Building robust and transparent predictive models is critical to trust and adoption from the business — but it’s notoriously time consuming to ensure models meet best practices standards, work on both "easy" and edge cases, and fulfill many other quality criteria. There are no shortcuts, as quality breaches in AI are what news headlines are made of. Dataiku 9 makes designing robust models faster, thanks to improvements and new capabilities throughout the model development lifecycle.
Step 1: Designing Robust Models
Novice and advanced data practitioners alike can make modeling mistakes of various shapes and sizes that can lead to poor quality models or just painful rework. Mistakes can range from using too small an input dataset and imbalanced target distribution or even selecting erroneous model hyperparameters. All of these mistakes, unchecked, can lead to too-good-to-be-true metrics and costly training misconfigurations. Dataiku 9 provides several quality-enhancing guardrails and sanity checks to produce robust models and reduce rework.
Model Diagnostics: Dataiku 9 provides built-in checks to develop quality models with visual ML diagnostics to troubleshoot/debug models. Think of it as a second set of eyes checking your model and providing warnings and hints along the way to improve your model throughout its development. Best of all, when issues arise, Dataiku displays messages that explain the problems so that novice data scientists can learn from their mistakes and take corrective action.
Model Assertions: Most of the time, the data scientists are not business domain experts. A model developed without expert input could fail basic tests which can then lead to a failed project and a lack of trust with key stakeholders. Dataiku 9 includes model assertions to check a model correctly handles known use cases to enhance communication between domain experts and data scientists. Even better, model assertions continue to run during retraining in production, giving the production team another check on model health with current production data and conditions.
What-If Analysis: Data scientists and domain experts alike can benefit from testing predictive outputs based on varying input conditions. Dataiku 9 includes what-if analysis designed for data scientists and business users. Data scientists can use what-if analysis to gain a better understanding of modeling results using row-level data. Data scientists can also publish what-if analysis to Dataiku dashboards where business users can test models and build trust in results using actual or hypothetical data.
Model Fairness Report: Dataiku already includes Responsible AI features, including subpopulation analysis and partial dependence plots. Dataiku 9 adds a new model fairness report with the most common metrics, including demographic parity, equality of opportunity, equalized odds, and more. Having access to additional metrics can help novice and advanced data scientists determine if their model is biased against a particular group or fails to make accurate predictions for a group.
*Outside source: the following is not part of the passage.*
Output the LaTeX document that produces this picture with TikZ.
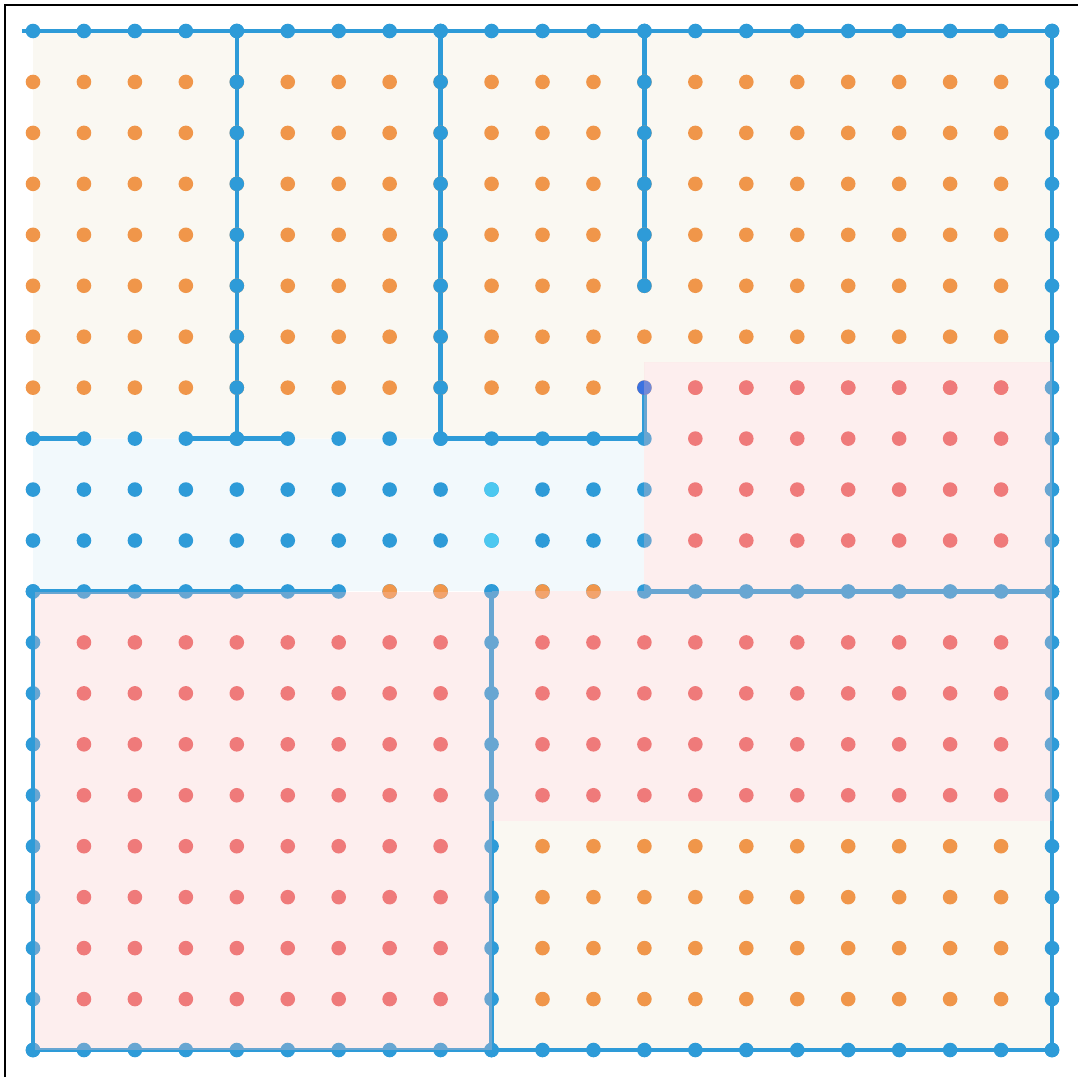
\documentclass[tikz,border=0pt]{standalone}
\usetikzlibrary{calc}
\definecolor{wall}{HTML}{2E9BD8}
\definecolor{org}{HTML}{F0964A}
\definecolor{redd}{HTML}{EC5C5C}
\definecolor{cyand}{HTML}{4CC8F0}
\definecolor{midb}{HTML}{3A72E0}
\definecolor{cream}{HTML}{FAF8F2}
\definecolor{iceb}{HTML}{F2F9FC}
\definecolor{pinkov}{RGB}{248,196,196}
\tikzset{
  wallline/.style={draw=wall, line width=2.3pt, line join=miter, line cap=butt},
  frameline/.style={draw=black, line width=1pt},
  crfill/.style={fill=cream},
  icefill/.style={fill=iceb},
  pinkfill/.style={fill=pinkov, fill opacity=0.29},
}
\newcommand{\dotrow}[4]{% color, row, col from, col to
  \foreach \c in {#3,...,#4} {\fill[#1] (\c,#2) circle[radius=3.65pt];}}
\newcommand{\wdot}[2]{\fill[wall] (#1,#2) circle[radius=3.65pt];}
\begin{document}
\begin{tikzpicture}[x=25.475pt, y=-25.475pt]
\useasboundingbox (-0.6477,-0.6084) rectangle (20.510,20.530);
% outer frame (top and left edges)
\coordinate (fbl) at (-0.55,20.53);
\coordinate (ftl) at (-0.55,-0.52);
\coordinate (ftr) at (20.51,-0.52);
\draw[frameline] (fbl) -- (ftl) -- (ftr);
% background fills
\fill[crfill] (0,0) -- (20,0) -- (20,6.5) -- (12,6.5) -- (12,8) -- (0,8) -- cycle;
\fill[icefill] (0,8) rectangle (12,11);
\fill[crfill] (9,15.5) rectangle (20,20);
% walls
\coordinate (start) at (-0.216,0);
\draw[wallline] (start) -- (20,0) -- (20,20) -- (0,20) -- (0,11) -- (6,11);
\draw[wallline] (4,0) -- (4,8);
\draw[wallline] (8,0) -- (8,8);
\draw[wallline] (12,0) -- (12,5);
\draw[wallline] (12,7) -- (12,8);
\draw[wallline] (0,8) -- (1,8);
\draw[wallline] (3,8) -- (5,8);
\draw[wallline] (8,8) -- (12,8);
\draw[wallline] (12,11) -- (20,11);
\draw[wallline] (9,11) -- (9,20);
% dots
\foreach \r in {1,...,7} {\dotrow{org}{\r}{0}{19}}
\dotrow{redd}{7}{13}{19}
\foreach \r in {8,9,10} {\dotrow{wall}{\r}{0}{12}\dotrow{redd}{\r}{13}{19}}
\dotrow{wall}{11}{0}{20}
\dotrow{org}{11}{7}{8}
\dotrow{org}{11}{10}{11}
\foreach \r in {12,...,19} {\dotrow{redd}{\r}{1}{8}}
\foreach \r in {12,...,15} {\dotrow{redd}{\r}{10}{19}}
\foreach \r in {16,...,19} {\dotrow{org}{\r}{10}{19}}
% wall dots
\dotrow{wall}{0}{0}{20}
\dotrow{wall}{20}{0}{20}
\foreach \r in {0,...,20} {\wdot{20}{\r}}
\foreach \r in {11,...,20} {\wdot{0}{\r}\wdot{9}{\r}}
\foreach \r in {0,...,8} {\wdot{4}{\r}\wdot{8}{\r}}
\foreach \r in {0,...,5} {\wdot{12}{\r}}
\fill[cyand] (9,9) circle[radius=3.65pt];
\fill[cyand] (9,10) circle[radius=3.65pt];
\fill[midb] (12,7) circle[radius=3.65pt];
% pink overlays
\fill[pinkfill] (12,6.5) rectangle (20,11);
\fill[pinkfill] (9,11) rectangle (20,15.5);
\fill[pinkfill] (0.04,11.02) rectangle (9,20);
\end{tikzpicture}
\end{document}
Step 2: Tune Faster Without Sacrificing Quality
The goal is always to build a high-quality model, but rounds of manual experimentation and tuning can drag on and test the patience of even the most experienced data scientist. Additionally, suboptimal choices are not obvious, such as picking the wrong tree depth. Hyperparameter search automates finding the optimal parameters for a model but can be resource-intensive. In Dataiku 9, hyperparameter search gets a boost from the distribution of the parameter search workload on Kubernetes for faster model tuning.
Dataiku 9 supports data teams and data scientists from novice to expert with new capabilities that help build better models, explain models, and build trust with business stakeholders, faster than ever before.